Raw data
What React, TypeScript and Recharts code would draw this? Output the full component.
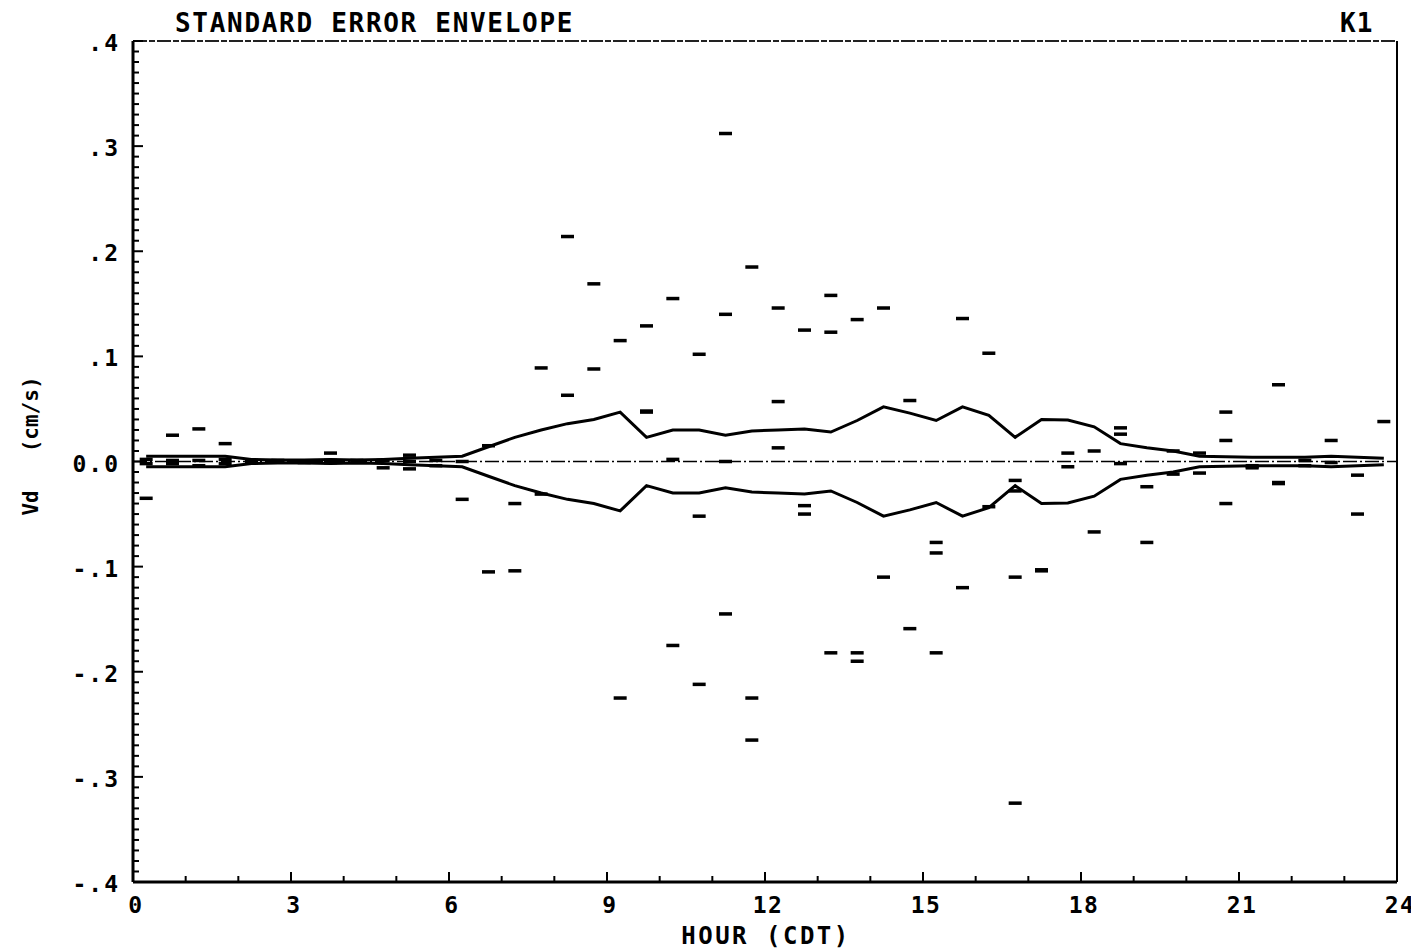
* * *
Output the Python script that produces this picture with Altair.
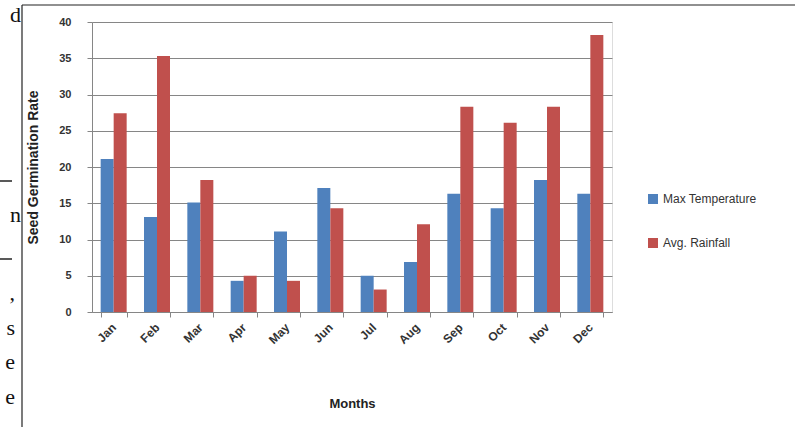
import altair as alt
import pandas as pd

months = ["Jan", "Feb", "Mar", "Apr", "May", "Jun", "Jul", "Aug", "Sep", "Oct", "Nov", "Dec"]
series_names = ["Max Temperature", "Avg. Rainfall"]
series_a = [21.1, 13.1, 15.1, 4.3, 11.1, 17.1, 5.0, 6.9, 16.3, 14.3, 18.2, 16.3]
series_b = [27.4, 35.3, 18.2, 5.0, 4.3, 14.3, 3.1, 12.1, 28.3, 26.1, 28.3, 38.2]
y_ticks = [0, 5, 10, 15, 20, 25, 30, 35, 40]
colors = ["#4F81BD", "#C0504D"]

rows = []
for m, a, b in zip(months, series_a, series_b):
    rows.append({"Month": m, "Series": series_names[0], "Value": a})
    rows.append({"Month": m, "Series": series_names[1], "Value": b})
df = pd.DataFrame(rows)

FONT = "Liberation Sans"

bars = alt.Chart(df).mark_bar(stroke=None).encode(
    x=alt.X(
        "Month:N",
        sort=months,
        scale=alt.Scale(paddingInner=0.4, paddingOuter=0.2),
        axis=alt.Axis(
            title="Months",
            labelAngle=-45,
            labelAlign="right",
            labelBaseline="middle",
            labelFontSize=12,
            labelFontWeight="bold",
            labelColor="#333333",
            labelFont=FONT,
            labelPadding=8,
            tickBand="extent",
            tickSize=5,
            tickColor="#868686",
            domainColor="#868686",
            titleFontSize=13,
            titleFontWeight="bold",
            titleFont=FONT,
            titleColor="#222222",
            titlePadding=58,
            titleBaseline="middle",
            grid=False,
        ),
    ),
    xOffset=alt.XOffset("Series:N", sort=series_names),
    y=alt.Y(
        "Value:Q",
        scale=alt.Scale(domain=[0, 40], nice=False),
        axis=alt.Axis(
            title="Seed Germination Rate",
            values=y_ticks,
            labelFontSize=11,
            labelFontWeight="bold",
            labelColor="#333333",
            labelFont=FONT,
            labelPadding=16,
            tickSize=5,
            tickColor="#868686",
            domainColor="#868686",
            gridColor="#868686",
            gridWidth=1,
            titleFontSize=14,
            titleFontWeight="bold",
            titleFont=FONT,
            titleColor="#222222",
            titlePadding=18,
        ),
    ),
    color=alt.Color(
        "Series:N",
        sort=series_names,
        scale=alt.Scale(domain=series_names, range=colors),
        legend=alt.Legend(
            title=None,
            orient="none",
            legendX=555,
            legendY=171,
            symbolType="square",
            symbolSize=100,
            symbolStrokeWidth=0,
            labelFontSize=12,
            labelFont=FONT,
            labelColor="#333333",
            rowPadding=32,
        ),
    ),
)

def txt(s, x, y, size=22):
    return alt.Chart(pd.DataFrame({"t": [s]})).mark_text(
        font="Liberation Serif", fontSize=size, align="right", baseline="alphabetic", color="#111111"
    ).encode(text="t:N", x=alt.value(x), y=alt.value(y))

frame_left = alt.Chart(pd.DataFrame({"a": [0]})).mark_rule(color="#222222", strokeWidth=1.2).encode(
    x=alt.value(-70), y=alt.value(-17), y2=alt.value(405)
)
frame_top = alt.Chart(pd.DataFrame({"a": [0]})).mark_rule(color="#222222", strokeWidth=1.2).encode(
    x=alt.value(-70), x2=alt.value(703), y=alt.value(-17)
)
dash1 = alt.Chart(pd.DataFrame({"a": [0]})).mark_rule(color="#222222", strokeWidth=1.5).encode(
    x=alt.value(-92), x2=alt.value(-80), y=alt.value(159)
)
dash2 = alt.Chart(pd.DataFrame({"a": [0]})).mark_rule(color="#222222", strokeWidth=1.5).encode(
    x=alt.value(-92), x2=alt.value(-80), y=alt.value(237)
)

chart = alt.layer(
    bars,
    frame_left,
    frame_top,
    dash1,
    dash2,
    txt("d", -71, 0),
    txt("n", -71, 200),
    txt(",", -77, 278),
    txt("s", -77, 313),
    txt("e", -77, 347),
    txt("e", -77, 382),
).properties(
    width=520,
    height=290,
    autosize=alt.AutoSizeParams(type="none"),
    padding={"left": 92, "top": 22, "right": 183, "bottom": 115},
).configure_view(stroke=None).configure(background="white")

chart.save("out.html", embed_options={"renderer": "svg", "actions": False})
--
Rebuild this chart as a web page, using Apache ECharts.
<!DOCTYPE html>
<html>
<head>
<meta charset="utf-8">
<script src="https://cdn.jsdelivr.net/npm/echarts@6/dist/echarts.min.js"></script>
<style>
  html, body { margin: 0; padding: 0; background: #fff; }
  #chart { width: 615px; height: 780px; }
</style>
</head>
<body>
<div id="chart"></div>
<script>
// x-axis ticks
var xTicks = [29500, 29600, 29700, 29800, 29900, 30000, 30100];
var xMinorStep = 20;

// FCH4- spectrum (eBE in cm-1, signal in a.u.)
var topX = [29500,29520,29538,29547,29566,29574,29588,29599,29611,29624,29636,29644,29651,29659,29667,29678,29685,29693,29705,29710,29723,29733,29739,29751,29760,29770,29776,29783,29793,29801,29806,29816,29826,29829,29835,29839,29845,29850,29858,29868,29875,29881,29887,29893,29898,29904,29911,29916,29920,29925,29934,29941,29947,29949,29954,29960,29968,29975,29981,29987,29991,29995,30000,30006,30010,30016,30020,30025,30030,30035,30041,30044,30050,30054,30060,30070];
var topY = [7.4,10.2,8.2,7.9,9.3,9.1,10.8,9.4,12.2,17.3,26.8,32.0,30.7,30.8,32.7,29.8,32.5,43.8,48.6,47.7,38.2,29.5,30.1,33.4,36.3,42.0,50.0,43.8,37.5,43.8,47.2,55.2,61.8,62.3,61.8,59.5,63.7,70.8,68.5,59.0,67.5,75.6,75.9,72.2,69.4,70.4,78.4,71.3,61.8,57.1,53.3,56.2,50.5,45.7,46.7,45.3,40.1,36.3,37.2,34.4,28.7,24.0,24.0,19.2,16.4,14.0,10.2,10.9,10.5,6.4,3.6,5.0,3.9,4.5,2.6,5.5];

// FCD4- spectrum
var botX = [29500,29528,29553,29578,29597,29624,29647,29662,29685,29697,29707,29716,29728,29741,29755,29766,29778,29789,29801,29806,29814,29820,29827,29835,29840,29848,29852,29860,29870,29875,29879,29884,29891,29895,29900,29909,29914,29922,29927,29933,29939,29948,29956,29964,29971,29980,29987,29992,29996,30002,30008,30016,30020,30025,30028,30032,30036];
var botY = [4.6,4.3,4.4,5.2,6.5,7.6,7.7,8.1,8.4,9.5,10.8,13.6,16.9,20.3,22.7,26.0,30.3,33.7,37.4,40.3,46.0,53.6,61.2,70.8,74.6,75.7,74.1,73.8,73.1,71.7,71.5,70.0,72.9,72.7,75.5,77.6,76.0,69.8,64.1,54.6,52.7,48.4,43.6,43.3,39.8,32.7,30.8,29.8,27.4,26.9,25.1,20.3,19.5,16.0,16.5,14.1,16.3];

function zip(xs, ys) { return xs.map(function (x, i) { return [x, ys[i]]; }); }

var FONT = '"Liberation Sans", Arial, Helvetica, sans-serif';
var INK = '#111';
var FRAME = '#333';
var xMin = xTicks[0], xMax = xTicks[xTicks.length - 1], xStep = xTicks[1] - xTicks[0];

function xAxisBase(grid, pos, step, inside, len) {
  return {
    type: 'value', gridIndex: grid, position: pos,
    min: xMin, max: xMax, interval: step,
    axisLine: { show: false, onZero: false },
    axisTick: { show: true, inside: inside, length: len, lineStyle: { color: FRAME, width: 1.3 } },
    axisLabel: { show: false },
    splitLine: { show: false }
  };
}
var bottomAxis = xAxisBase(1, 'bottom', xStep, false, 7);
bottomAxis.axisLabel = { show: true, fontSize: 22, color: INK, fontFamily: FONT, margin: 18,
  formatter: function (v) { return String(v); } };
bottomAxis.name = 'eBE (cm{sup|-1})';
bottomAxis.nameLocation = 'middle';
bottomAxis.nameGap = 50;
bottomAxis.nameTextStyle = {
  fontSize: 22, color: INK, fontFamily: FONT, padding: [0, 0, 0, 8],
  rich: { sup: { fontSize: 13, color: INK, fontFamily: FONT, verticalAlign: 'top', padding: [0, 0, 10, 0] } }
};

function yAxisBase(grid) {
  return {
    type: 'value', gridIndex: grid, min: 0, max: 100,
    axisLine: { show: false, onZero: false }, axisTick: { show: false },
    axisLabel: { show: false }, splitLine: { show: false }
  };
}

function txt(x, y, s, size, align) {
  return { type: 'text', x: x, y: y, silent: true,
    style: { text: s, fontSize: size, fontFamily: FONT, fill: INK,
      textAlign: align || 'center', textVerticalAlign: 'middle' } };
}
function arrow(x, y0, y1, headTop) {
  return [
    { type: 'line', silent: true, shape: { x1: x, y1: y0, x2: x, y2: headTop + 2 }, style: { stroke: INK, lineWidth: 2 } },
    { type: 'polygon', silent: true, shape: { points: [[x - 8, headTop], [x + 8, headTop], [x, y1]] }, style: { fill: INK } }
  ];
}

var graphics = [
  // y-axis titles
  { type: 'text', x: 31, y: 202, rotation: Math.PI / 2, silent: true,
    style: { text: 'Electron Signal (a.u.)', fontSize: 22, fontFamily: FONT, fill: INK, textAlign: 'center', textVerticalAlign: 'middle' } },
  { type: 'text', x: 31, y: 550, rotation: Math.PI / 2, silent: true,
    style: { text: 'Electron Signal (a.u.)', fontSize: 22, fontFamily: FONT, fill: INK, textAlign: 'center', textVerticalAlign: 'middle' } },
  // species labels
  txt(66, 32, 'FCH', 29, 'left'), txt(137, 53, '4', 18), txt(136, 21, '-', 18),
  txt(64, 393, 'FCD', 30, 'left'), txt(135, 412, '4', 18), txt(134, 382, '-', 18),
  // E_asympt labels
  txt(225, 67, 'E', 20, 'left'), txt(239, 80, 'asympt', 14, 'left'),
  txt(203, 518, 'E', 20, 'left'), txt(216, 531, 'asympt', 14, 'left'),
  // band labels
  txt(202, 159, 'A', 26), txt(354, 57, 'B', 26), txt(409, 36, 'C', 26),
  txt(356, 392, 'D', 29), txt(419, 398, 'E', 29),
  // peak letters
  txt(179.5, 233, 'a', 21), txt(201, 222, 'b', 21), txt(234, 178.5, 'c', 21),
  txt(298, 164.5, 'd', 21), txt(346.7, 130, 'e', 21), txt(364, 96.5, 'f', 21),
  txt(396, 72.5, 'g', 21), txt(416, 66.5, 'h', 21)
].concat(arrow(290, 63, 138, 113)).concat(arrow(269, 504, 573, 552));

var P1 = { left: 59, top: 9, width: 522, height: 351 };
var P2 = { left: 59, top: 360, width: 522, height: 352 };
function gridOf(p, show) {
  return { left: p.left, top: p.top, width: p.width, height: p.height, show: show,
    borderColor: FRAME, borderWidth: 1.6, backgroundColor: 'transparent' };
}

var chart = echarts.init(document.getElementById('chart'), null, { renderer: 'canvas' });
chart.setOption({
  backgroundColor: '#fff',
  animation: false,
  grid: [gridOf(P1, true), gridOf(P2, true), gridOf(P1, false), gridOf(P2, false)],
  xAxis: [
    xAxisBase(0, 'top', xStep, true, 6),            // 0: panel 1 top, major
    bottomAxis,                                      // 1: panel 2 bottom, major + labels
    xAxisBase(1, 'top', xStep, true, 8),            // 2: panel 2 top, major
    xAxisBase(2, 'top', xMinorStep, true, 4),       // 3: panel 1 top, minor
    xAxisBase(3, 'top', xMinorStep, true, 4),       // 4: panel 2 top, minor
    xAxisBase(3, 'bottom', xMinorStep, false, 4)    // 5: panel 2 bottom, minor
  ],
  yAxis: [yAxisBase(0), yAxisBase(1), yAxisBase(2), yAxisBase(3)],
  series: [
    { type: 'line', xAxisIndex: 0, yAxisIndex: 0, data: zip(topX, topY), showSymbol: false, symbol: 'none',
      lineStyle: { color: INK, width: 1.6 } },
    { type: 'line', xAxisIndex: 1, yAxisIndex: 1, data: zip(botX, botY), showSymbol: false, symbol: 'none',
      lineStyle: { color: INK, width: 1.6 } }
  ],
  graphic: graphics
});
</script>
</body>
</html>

Task description
In the data above, tally the lines holding "this" and answer with the figure only.

Correct response
3